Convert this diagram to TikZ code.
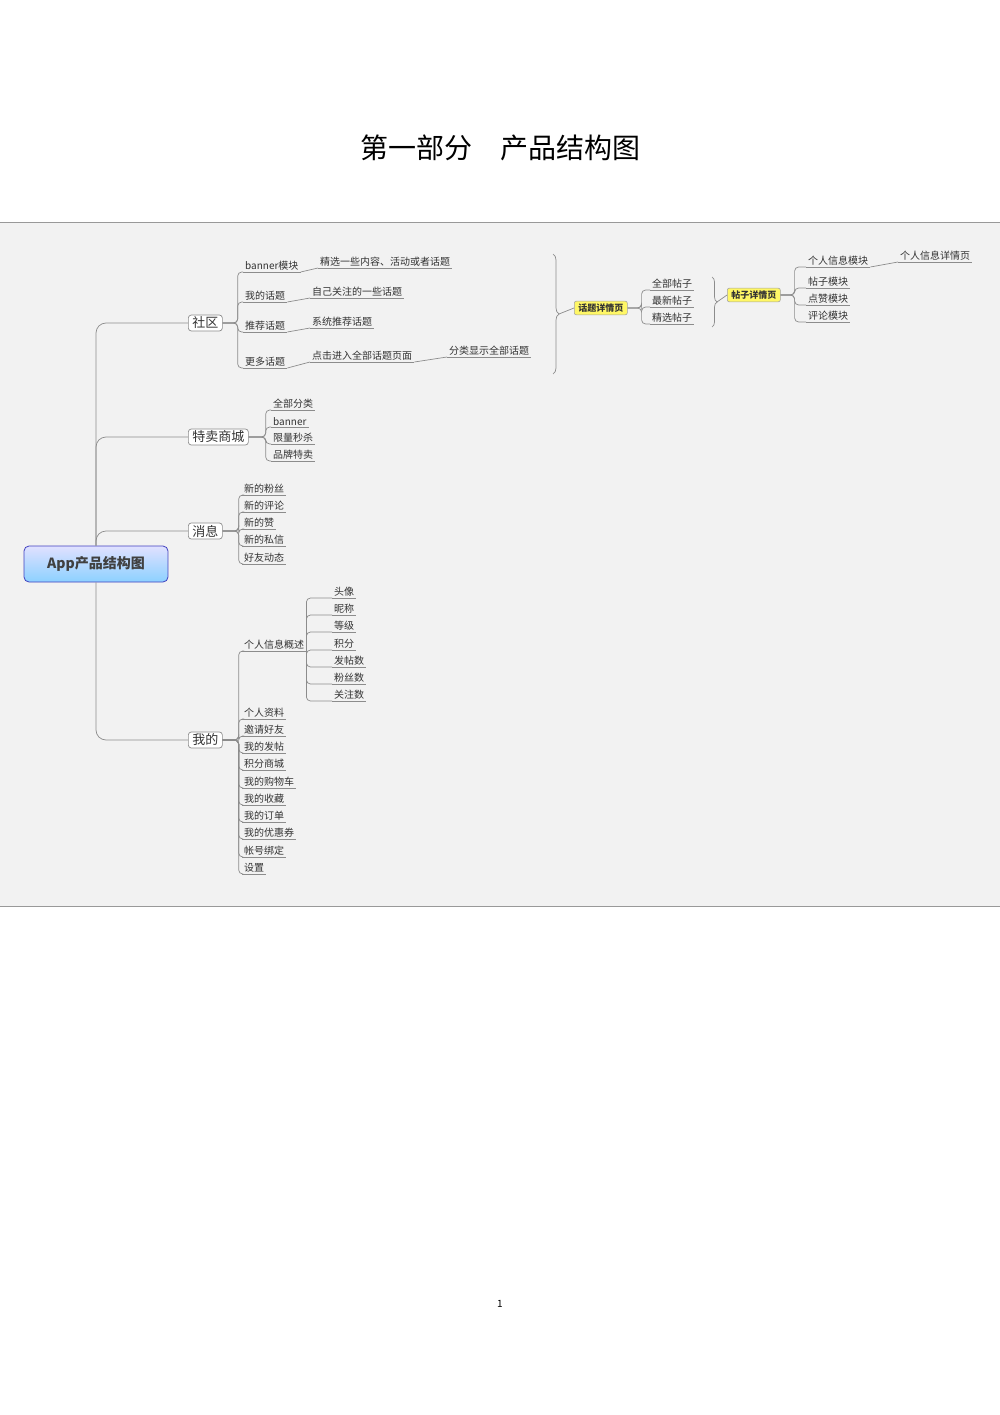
\documentclass[tikz,border=0pt]{standalone}
\usepackage{fontspec}
\setmainfont{Noto Sans CJK SC}
\usetikzlibrary{decorations.pathreplacing}
\definecolor{ln}{HTML}{8C8C8C}
\definecolor{tx}{HTML}{333333}
\tikzset{
 leaf/.style={inner xsep=2pt,inner ysep=1.5pt,font=\fontsize{10}{11}\selectfont,text=tx},
 ul/.style={draw=ln,line width=0.7pt},
 conn/.style={draw=ln,line width=0.7pt,rounded corners=4pt},
 lone/.style={draw=ln,line width=0.7pt,rounded corners=3pt,fill=white,inner xsep=4pt,inner ysep=2pt,font=\fontsize{13}{14}\selectfont,text=tx},
 ybox/.style={draw=ln!80,line width=0.6pt,rounded corners=2pt,fill=yellow!60!white,inner xsep=4pt,inner ysep=2.5pt,font=\bfseries\fontsize{9}{10}\selectfont,text=tx},
 brc/.style={draw=ln,line width=0.7pt,decorate,decoration={brace,amplitude=6pt}}
}
\newcommand\lf[4]{\node[leaf,anchor=south west] (#1) at (#2,#3) {#4};\draw[ul] (#1.south west) -- (#1.south east);}
\newcommand\cn[3]{\draw[conn] (#1) -- ++(#2,0) |- (#3.south west);}
\begin{document}
\begin{tikzpicture}[x=1pt,y=-1pt]
\useasboundingbox (0,0) rectangle (1000,1415);
\fill[white] (0,0) rectangle (1000,1415);
\fill[black!5] (0,222) rectangle (1000,906);
\draw[black!40] (0,222) -- (1000,222) (0,906) -- (1000,906);
\node[font=\fontsize{28}{30}\selectfont] (title) at (500,148) {第一部分\hspace{1em}产品结构图};
\node[font=\fontsize{10}{12}\selectfont] (pg) at (500,1304) {1};
% root
\node[draw=blue!50!gray,line width=0.8pt,rounded corners=5pt,top color=blue!12,bottom color=blue!40!cyan!45,minimum width=144pt,minimum height=36pt,font=\bfseries\fontsize{14}{15}\selectfont,text=black!75] (root) at (96,564) {App产品结构图};
\node[lone,anchor=west] (sq) at (188,323) {社区};
\node[lone,anchor=west] (tm) at (188,437) {特卖商城};
\node[lone,anchor=west] (xx) at (188,531) {消息};
\node[lone,anchor=west] (wd) at (188,740) {我的};
\draw[conn,rounded corners=10pt] (root.north) |- (sq.west);
\draw[conn,rounded corners=10pt] (root.north) |- (tm.west);
\draw[conn,rounded corners=10pt] (root.north) |- (xx.west);
\draw[conn,rounded corners=10pt] (root.south) |- (wd.west);
% 社区
\lf{s1}{243}{272}{banner模块}
\lf{s2}{243}{302}{我的话题}
\lf{s3}{243}{332}{推荐话题}
\lf{s4}{243}{368}{更多话题}
\foreach \c in {s1,s2,s3,s4}{\cn{sq.east}{15}{\c}}
\lf{s1a}{318}{268}{精选一些内容、活动或者话题}
\lf{s2a}{310}{298}{自己关注的一些话题}
\lf{s3a}{310}{328}{系统推荐话题}
\lf{s4a}{310}{362}{点击进入全部话题页面}
\lf{s4b}{447}{357}{分类显示全部话题}
\draw[conn] (s1.south east) -- (s1a.south west);
\draw[conn] (s2.south east) -- (s2a.south west);
\draw[conn] (s3.south east) -- (s3a.south west);
\draw[conn] (s4.south east) -- (s4a.south west);
\draw[conn] (s4a.south east) -- (s4b.south west);
\coordinate (b1t) at (553,254); \coordinate (b1b) at (553,374);
\draw[brc] (b1t) -- (b1b);
\node[ybox,anchor=west] (htx) at (574,308) {话题详情页};
\draw[conn] (559,314) -- (htx.west);
\lf{h1}{650}{290}{全部帖子}
\lf{h2}{650}{307}{最新帖子}
\lf{h3}{650}{324}{精选帖子}
\foreach \c in {h1,h2,h3}{\cn{htx.east}{14}{\c}}
\coordinate (b2t) at (712,277); \coordinate (b2b) at (712,327);
\draw[brc,decoration={brace,amplitude=5pt}] (b2t) -- (b2b);
\node[ybox,anchor=west] (tzx) at (727,295) {帖子详情页};
\draw[conn] (717,302) -- (tzx.west);
\lf{t1}{806}{267}{个人信息模块}
\lf{t2}{806}{288}{帖子模块}
\lf{t3}{806}{305}{点赞模块}
\lf{t4}{806}{322}{评论模块}
\foreach \c in {t1,t2,t3,t4}{\cn{tzx.east}{14}{\c}}
\lf{t1a}{898}{262}{个人信息详情页}
\draw[conn] (t1.south east) -- (t1a.south west);
% 特卖商城
\lf{m1}{271}{410}{全部分类}
\lf{m2}{271}{427}{banner}
\lf{m3}{271}{444}{限量秒杀}
\lf{m4}{271}{461}{品牌特卖}
\foreach \c in {m1,m2,m3,m4}{\cn{tm.east}{17}{\c}}
% 消息
\lf{x1}{242}{495}{新的粉丝}
\lf{x2}{242}{512}{新的评论}
\lf{x3}{242}{529}{新的赞}
\lf{x4}{242}{546}{新的私信}
\lf{x5}{242}{564}{好友动态}
\foreach \c in {x1,x2,x3,x4,x5}{\cn{xx.east}{16}{\c}}
% 我的
\lf{w0}{242}{651}{个人信息概述}
\lf{w1}{242}{719}{个人资料}
\lf{w2}{242}{736}{邀请好友}
\lf{w3}{242}{753}{我的发帖}
\lf{w4}{242}{770}{积分商城}
\lf{w5}{242}{788}{我的购物车}
\lf{w6}{242}{805}{我的收藏}
\lf{w7}{242}{822}{我的订单}
\lf{w8}{242}{839}{我的优惠券}
\lf{w9}{242}{857}{帐号绑定}
\lf{w10}{242}{874}{设置}
\foreach \c in {w0,w1,w2,w3,w4,w5,w6,w7,w8,w9,w10}{\cn{wd.east}{16}{\c}}
\lf{p1}{332}{598}{头像}
\lf{p2}{332}{615}{昵称}
\lf{p3}{332}{632}{等级}
\lf{p4}{332}{650}{积分}
\lf{p5}{332}{667}{发帖数}
\lf{p6}{332}{684}{粉丝数}
\lf{p7}{332}{701}{关注数}
\foreach \c in {p1,p2,p3,p4,p5,p6,p7}{\draw[conn] (w0.south east) |- (\c.south west);}
\end{tikzpicture}
\end{document}
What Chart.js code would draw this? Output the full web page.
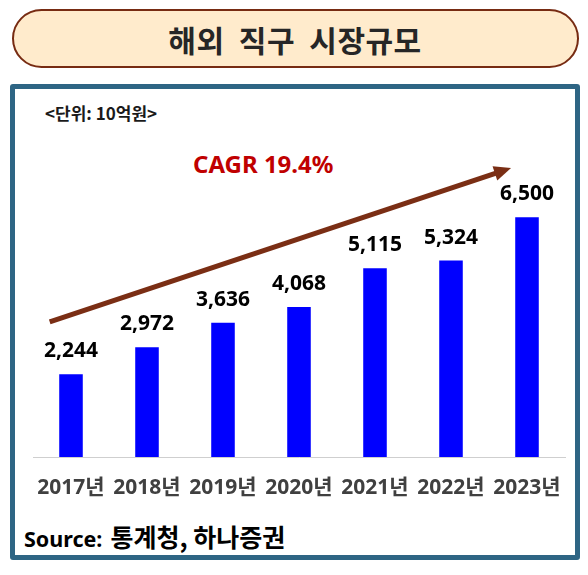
<!DOCTYPE html>
<html>
<head>
<meta charset="utf-8">
<script src="https://cdn.jsdelivr.net/npm/chart.js@4.4.1/dist/chart.umd.min.js"></script>
<style>
  html, body { margin:0; padding:0; background:#fff; width:588px; height:575px; overflow:hidden; }
  .pill { position:absolute; left:11.5px; top:9px; width:567px; height:59px; box-sizing:border-box;
          border:2.7px solid #772B12; border-radius:30px; background:#FFEBCC;
          display:flex; align-items:center; justify-content:center;
          font-family:'Noto Sans CJK KR', sans-serif; font-weight:bold; font-size:30px; color:#262626; word-spacing:7px; letter-spacing:0.5px; }
  .box { position:absolute; left:10px; top:84px; width:570px; height:476px; box-sizing:border-box;
         border:5px solid #2E6584; border-radius:3px; }
  .t { position:absolute; white-space:nowrap; font-weight:bold; }
  .unit { left:45px; top:101px; height:24px; line-height:24px; font-family:'Noto Sans CJK KR', sans-serif; font-size:17px; color:#1a1a1a; }
  .cagr { left:193px; top:150px; height:28px; line-height:28px; font-family:'Noto Sans', sans-serif; font-size:24px; color:#C00000; }
  .src { left:24px; top:521px; height:30px; line-height:30px; font-family:'Noto Sans', 'Noto Sans CJK KR', sans-serif; font-size:21.5px; color:#000; }
  .src .k { font-family:'Noto Sans CJK KR', sans-serif; font-size:25px; margin-left:8px; }
  canvas { position:absolute; left:0; top:0; }
</style>
</head>
<body>
<div class="pill">해외 직구 시장규모</div>
<div class="box"></div>
<div class="t unit">&lt;단위: 10억원&gt;</div>
<div class="t cagr">CAGR 19.4%</div>
<div class="t src">Source:<span class="k">통계청, 하나증권</span></div>
<canvas id="c" width="588" height="575"></canvas>
<script>
const categories = ['2017년','2018년','2019년','2020년','2021년','2022년','2023년'];
const marketSize = [2244, 2972, 3636, 4068, 5115, 5324, 6500];
// trend arrow endpoints in data space: [category index, value]
const arrowStart = [-0.28, 3660];
const arrowEnd = [5.79, 7830];

const valueLabels = {
  id: 'valueLabels',
  afterDatasetsDraw(chart) {
    const ctx = chart.ctx;
    const meta = chart.getDatasetMeta(0);
    ctx.save();
    ctx.font = "bold 21px 'Noto Sans', sans-serif";
    ctx.fillStyle = '#000';
    ctx.textAlign = 'center';
    ctx.textBaseline = 'middle';
    meta.data.forEach((bar, i) => {
      ctx.fillText(marketSize[i].toLocaleString('en-US'), bar.x, bar.y - 23);
    });
    ctx.restore();
  }
};

const trendArrow = {
  id: 'trendArrow',
  afterDatasetsDraw(chart) {
    const ctx = chart.ctx;
    const xs = chart.scales.x, ys = chart.scales.y;
    const x1 = xs.getPixelForValue(arrowStart[0]), y1 = ys.getPixelForValue(arrowStart[1]);
    const x2 = xs.getPixelForValue(arrowEnd[0]), y2 = ys.getPixelForValue(arrowEnd[1]);
    const ang = Math.atan2(y2 - y1, x2 - x1);
    const hl = 17, hw = 7.5;
    const bx = x2 - hl * Math.cos(ang), by = y2 - hl * Math.sin(ang);
    ctx.save();
    ctx.strokeStyle = '#7A2E14';
    ctx.fillStyle = '#7A2E14';
    ctx.lineWidth = 5;
    ctx.beginPath();
    ctx.moveTo(x1, y1);
    ctx.lineTo(bx + 2 * Math.cos(ang), by + 2 * Math.sin(ang));
    ctx.stroke();
    ctx.beginPath();
    ctx.moveTo(x2, y2);
    ctx.lineTo(bx + hw * Math.sin(ang), by - hw * Math.cos(ang));
    ctx.lineTo(bx - hw * Math.sin(ang), by + hw * Math.cos(ang));
    ctx.closePath();
    ctx.fill();
    ctx.restore();
  }
};

new Chart(document.getElementById('c'), {
  type: 'bar',
  data: {
    labels: categories,
    datasets: [{
      data: marketSize,
      backgroundColor: '#0000FF',
      borderWidth: 0,
      categoryPercentage: 1,
      barPercentage: 0.31
    }]
  },
  options: {
    responsive: false,
    animation: false,
    layout: { padding: { left: 33, right: 23, top: 88, bottom: 0 } },
    plugins: { legend: { display: false }, tooltip: { enabled: false } },
    scales: {
      x: {
        grid: { display: false, drawTicks: false },
        border: { display: true, color: '#CFCFCF', width: 1 },
        ticks: {
          color: '#404040',
          font: { family: "'Noto Sans', 'Noto Sans CJK KR', sans-serif", size: 21, weight: 'bold' },
          padding: 18,
          maxRotation: 0,
          autoSkip: false
        },
        afterFit(scale) { scale.height = 118; }
      },
      y: { display: false, min: 0, max: 10000 }
    }
  },
  plugins: [trendArrow, valueLabels]
});
</script>
</body>
</html>
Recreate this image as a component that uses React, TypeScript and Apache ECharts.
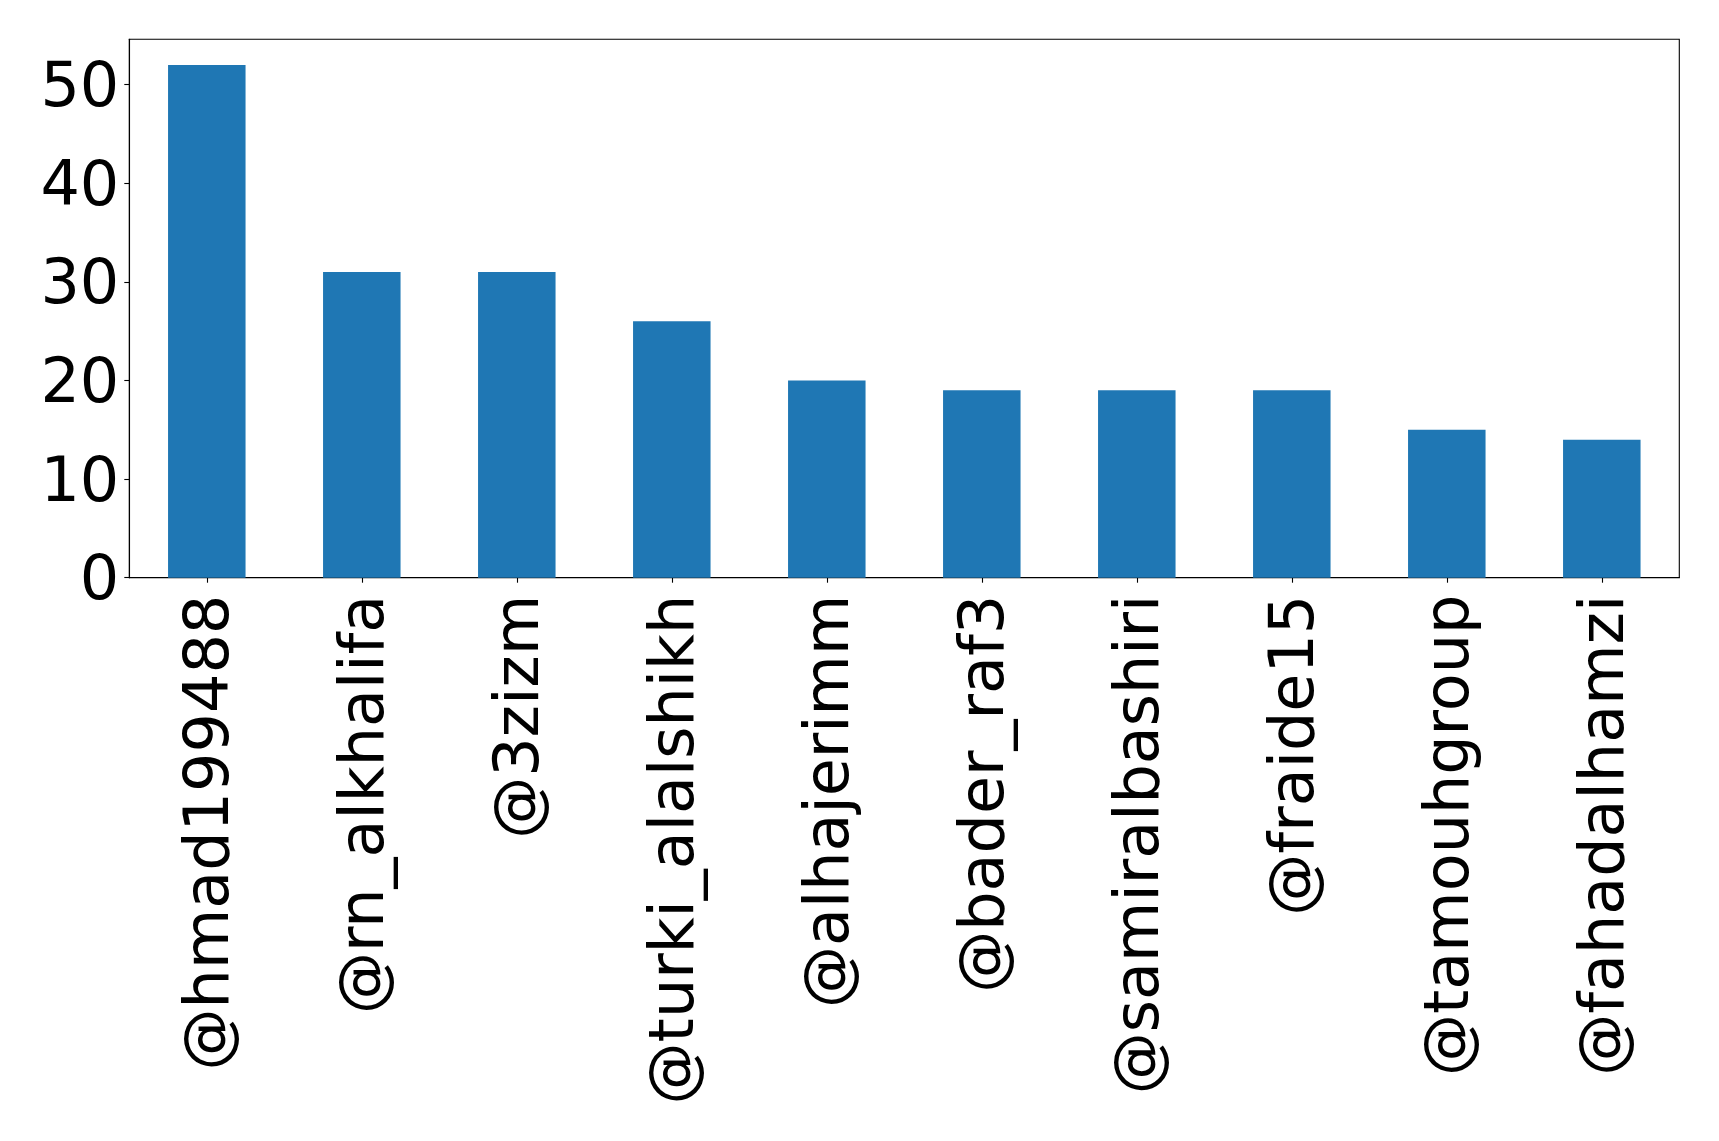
import React, { useEffect, useRef } from "react";
import * as echarts from "echarts";

const categories = [
  "@hmad199488",
  "@rn_alkhalifa",
  "@3zizm",
  "@turki_alalshikh",
  "@alhajerimm",
  "@bader_raf3",
  "@samiralbashiri",
  "@fraide15",
  "@tamouhgroup",
  "@fahadalhamzi",
];
const counts = [52, 31, 31, 26, 20, 19, 19, 19, 15, 14];
const yTicks = [0, 10, 20, 30, 40, 50];
const yMax = 54.6;

export default function App() {
  const ref = useRef<HTMLDivElement>(null);
  useEffect(() => {
    if (!ref.current) return;
    const chart = echarts.init(ref.current, undefined, { renderer: "svg" });
    const font = "DejaVu Sans";
    chart.setOption({
      animation: false,
      backgroundColor: "#ffffff",
      grid: {
        left: 129.3,
        top: 39.3,
        right: 39.7,
        bottom: 563.3,
        show: true,
        borderColor: "#000000",
        borderWidth: 1.1,
        backgroundColor: "transparent",
        containLabel: false,
      },
      xAxis: {
        type: "category",
        data: categories,
        boundaryGap: true,
        axisLine: { show: true, lineStyle: { color: "#000", width: 1.1 } },
        axisTick: {
          show: true,
          alignWithLabel: true,
          length: 5,
          lineStyle: { color: "#000", width: 1.1 },
        },
        axisLabel: {
          rotate: 90,
          interval: 0,
          margin: 17,
          fontSize: 62,
          fontFamily: font,
          color: "#000",
        },
        splitLine: { show: false },
      },
      yAxis: {
        type: "value",
        min: 0,
        max: yMax,
        interval: 10,
        axisLine: { show: true, lineStyle: { color: "#000", width: 1.1 } },
        axisTick: {
          show: true,
          length: 5,
          customValues: yTicks,
          lineStyle: { color: "#000", width: 1.1 },
        },
        axisLabel: {
          customValues: yTicks,
          margin: 10,
          fontSize: 62,
          fontFamily: font,
          color: "#000",
        },
        splitLine: { show: false },
      },
      series: [
        {
          type: "bar",
          data: counts,
          barWidth: "50%",
          itemStyle: { color: "#1f77b4" },
        },
      ],
    });
    return () => chart.dispose();
  }, []);
  return (
    <div
      ref={ref}
      style={{ position: "fixed", left: 0, top: 0, width: 1719, height: 1141 }}
    />
  );
}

---

The material above holds pictures; leave them out. Repeat exactly the lines from the one containing "Recreate this image" through the one containing "const yMax = 54.6;", and nothing else.

Recreate this image as a component that uses React, TypeScript and Apache ECharts.
import React, { useEffect, useRef } from "react";
import * as echarts from "echarts";

const categories = [
  "@hmad199488",
  "@rn_alkhalifa",
  "@3zizm",
  "@turki_alalshikh",
  "@alhajerimm",
  "@bader_raf3",
  "@samiralbashiri",
  "@fraide15",
  "@tamouhgroup",
  "@fahadalhamzi",
];
const counts = [52, 31, 31, 26, 20, 19, 19, 19, 15, 14];
const yTicks = [0, 10, 20, 30, 40, 50];
const yMax = 54.6;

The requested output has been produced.